The musician thought at first about a film or a series of clips, but Gadi Gidor, a senior music industry executive the pair consulted asked, "Why don't you go to the fringe with this?" To check out the idea they enlisted actor Niso Ka'avia, a childhood friend from Tiberias of the musician, and Lahav the writer wrote monologues to link the songs. In the end the monologues and songs became a rock opera, which arrived at the Be'er Sheva Fringe Theater. The theater's artistic director, Yoav Michaeli, accepted the job of directing.
Lahav the writer concedes that "Misahek B'esh" is far from being a fringe play. There is nothing experimental in it. "Over the last few years fringe has been the last resort of people who can't find their place in a repertory theater," he says. "It's like 'indie' in music. If Kol Hahatikhim Etzli [a young rock band also known as I Got the Hotties] is indie, then we are fringe. This play could easily have been a repertory theater piece."

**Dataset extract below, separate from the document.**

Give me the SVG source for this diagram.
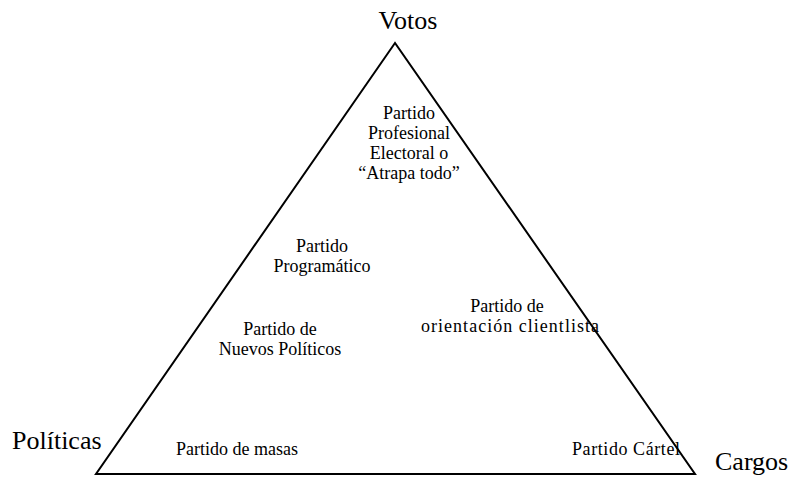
<svg xmlns="http://www.w3.org/2000/svg" width="791" height="478" viewBox="0 0 791 478">
<style>
text{font-family:"Liberation Serif","Times New Roman",serif;fill:#000}
.big{font-size:26px}
.mid{text-anchor:middle}
.lbl{font-size:18px;text-anchor:middle}
.lbs{font-size:18px;text-anchor:start}
.edge{fill:none;stroke:#000;stroke-width:2}
</style>
<rect width="791" height="478" fill="#fff"/>
<g id="connectors">
<polygon class="edge" points="395,43 96,474 695,474"/>
</g>
<g id="votos"><text class="big mid" x="408" y="29">Votos</text></g>
<g id="politicas"><text class="big" x="12" y="449">Políticas</text></g>
<g id="cargos"><text class="big" x="715" y="470">Cargos</text></g>
<g id="atrapa-todo"><text class="lbl" x="409" y="119">Partido<tspan x="409" dy="20">Profesional</tspan><tspan x="409" dy="20">Electoral o</tspan><tspan x="409" dy="20">“Atrapa todo”</tspan></text></g>
<g id="programatico"><text class="lbl" x="322" y="252">Partido<tspan x="322" dy="20">Programático</tspan></text></g>
<g id="clientelista"><text class="lbl" x="507" y="312">Partido de</text><text class="lbl" x="510" y="332" textLength="178" lengthAdjust="spacing">orientación clientlista</text></g>
<g id="nuevos-politicos"><text class="lbl" x="280" y="335">Partido de<tspan x="280" dy="20">Nuevos Políticos</tspan></text></g>
<g id="masas"><text class="lbs" x="176" y="455">Partido de masas</text></g>
<g id="cartel"><text class="lbs" x="572" y="455" textLength="108" lengthAdjust="spacing">Partido Cártel</text></g>
</svg>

"If fringe is a play without a lot of silences where you never understand what's happening then we are fringe, without a doubt," says Lahav the musician. "But I think that we do have an unorthodox element in the link between the actors and the band."

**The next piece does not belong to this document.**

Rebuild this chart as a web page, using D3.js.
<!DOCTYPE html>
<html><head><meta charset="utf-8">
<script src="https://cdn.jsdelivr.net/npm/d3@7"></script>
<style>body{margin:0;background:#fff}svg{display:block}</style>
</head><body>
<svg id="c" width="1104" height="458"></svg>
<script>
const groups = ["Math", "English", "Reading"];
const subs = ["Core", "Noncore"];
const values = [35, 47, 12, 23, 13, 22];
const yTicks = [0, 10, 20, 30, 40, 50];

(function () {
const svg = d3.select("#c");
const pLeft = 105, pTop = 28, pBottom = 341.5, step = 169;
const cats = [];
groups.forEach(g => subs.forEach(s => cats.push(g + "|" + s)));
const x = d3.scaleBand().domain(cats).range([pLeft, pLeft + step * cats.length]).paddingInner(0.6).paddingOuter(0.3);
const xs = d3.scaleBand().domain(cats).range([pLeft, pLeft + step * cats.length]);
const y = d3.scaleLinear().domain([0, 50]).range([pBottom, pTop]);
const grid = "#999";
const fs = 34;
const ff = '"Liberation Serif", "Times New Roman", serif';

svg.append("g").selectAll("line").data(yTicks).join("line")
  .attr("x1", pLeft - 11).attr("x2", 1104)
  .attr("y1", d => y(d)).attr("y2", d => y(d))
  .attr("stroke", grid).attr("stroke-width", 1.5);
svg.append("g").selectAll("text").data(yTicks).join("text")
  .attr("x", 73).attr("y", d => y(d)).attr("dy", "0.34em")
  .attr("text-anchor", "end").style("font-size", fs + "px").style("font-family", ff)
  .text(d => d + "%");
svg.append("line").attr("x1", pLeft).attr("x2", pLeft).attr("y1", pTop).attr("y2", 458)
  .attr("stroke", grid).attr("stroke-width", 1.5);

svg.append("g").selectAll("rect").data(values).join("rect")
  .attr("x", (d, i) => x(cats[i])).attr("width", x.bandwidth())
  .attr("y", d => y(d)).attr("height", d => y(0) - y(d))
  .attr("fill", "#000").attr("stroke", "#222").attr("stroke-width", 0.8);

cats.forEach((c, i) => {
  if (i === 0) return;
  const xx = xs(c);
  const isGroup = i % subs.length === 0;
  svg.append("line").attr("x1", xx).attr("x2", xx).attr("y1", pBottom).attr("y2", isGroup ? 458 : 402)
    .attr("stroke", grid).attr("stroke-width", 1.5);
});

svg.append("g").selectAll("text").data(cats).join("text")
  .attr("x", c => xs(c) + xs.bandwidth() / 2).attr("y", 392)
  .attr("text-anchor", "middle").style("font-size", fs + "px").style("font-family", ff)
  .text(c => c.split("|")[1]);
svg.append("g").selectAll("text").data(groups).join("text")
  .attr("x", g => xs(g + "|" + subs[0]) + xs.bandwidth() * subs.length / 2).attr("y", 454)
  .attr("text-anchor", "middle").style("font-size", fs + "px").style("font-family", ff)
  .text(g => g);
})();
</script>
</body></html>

In addition to Ka'avia, who plays the hero, and actress Tzahala Michaeli, who plays his wife, there are onstage Lahav the musician, who sings most of the songs, a singer-actress and two other musicians. The two actors don't sing, and Lahav doesn't act. "The last thing we wanted was for the actors to break into song, like in a musical," says the musician.
They called the play "a rock opera duet," but the label is unimportant to them. "It's not as if we sat down and said to each other, 'You know what's missing here in Israel? A good rock opera,'" says the musician. "Anyone who doesn't like the label 'rock opera' should just change it."
"At first, I thought of calling it a pop opera," says the writer, "but they told me, and rightly so, that it's overly clever."
Lahav the writer says he didn't think of earlier rock operas while writing this one. "I thought of [Israeli rock opera] 'Mami,' but only after writing this one and only in the sense of the play's reception. 'Mami' would not have been etched in our collective memory if the Tzavta club people hadn't believed in it and staged it even though it was a flop at first," he says. "They staged it at their expense and opened it to soldiers and then it was a little successful, less so than according to the legend."
Desperate to be bored
The most conservative aspect of "Misahek B'esh" is the plot. It's the biggest cliche of all: A 40-year-old man feels restricted and strangled, leaves home, meets a young and seductive woman in a bar and then sobers up and goes back home. "The story itself is utterly banal," admits Lahav the writer. "There is no narrative invention. I wasn't looking for any plot twist. The songs are the twist.
"I wrote it looking back retrospectively, after turning 40," continues Lahav. "This crisis seems very dramatic when you're in the middle of it, but afterward you realize it's not such a big drama. It's also everybody's story. People live with it and identify with it. If reality is so banal, why fight it?"
Lahav the musician bursts out laughing when asked if he also experienced a midlife crisis when he turned 40 (he is now 44 ). "It was totally ridiculous how much Shai's words don't relate to my life," he says. "In the play's first song there is a stanza that says, 'Just give me, give me a sign of life / other than gray, I heard there are a few other colors / I'm not afraid of anything / just don't want to die of boredom.' I'm desperate to be bored. The last thing that's missing in my life is colors. I'm looking for the gray. If you give me a few hours of gray I'll say thank you. I have no kids. I'm not familiar with the bourgeois existence of going from the car to the park. I have no set schedule. Every day I get up and have to create my world and understand who I am. "I never understood this business of a midlife crisis," he continues. "I've been in the middle of a terrible and awful crisis for more than 20 years. Kasper split up and that was a crisis. I left NMC and that was a crisis. Every album I release is a crisis." Still, he adds, he sees himself in "Misahek B'esh": "I have no explanation for it, but I felt as if it was about me. I find touches of myself in it."
It's amusing to discover that the actress who plays Plilit, the young woman who seduces the hero in the bar, is none other than Lahav the musician's wife, Yifat Noah Lahav (whose stage name is Libra ). "It's topsy-turvy," says Lahav. "I solved the hero's problem by marrying Plilit."
"The irony of life is that I've been freelancing for more than a year," says Lahav the writer, who was fired as editor of Maariv's culture supplement and currently writes a column on the Ynet news website. "I'm starting to experience all of Shai's stories about himself: How will I earn a living? Who am I and what am I worth? This is doing wonders for me but it's also doing horrible things to me. Everything connected to earning a living is very tough, but as far as creative freedom is concerned, it's terrific."
As a music critic Lahav usually has no patience for artists who are unable to reach at least a relatively large audience. Often his writing gives the impression that if a singer or band remains on the margins their work is of little value. Does he also think in such terms about his new rock opera?
"We have the pretension to cross over the fringe barrier," he says. "The topic should speak to the general public, although the way we present it is hard to digest relative to what's happening today: The combination of music and acting is not standard, and performing arts center audiences want to be entertained and amusing by plays about women from Venus and men from Mars. In comparison to this genre our play is demanding. But it's clear that we want to reach a lot of people. Without belittling the shapers of public opinion, which I once was, if it gets good reviews and isn't exposed to a large audience I will feel a lack of success."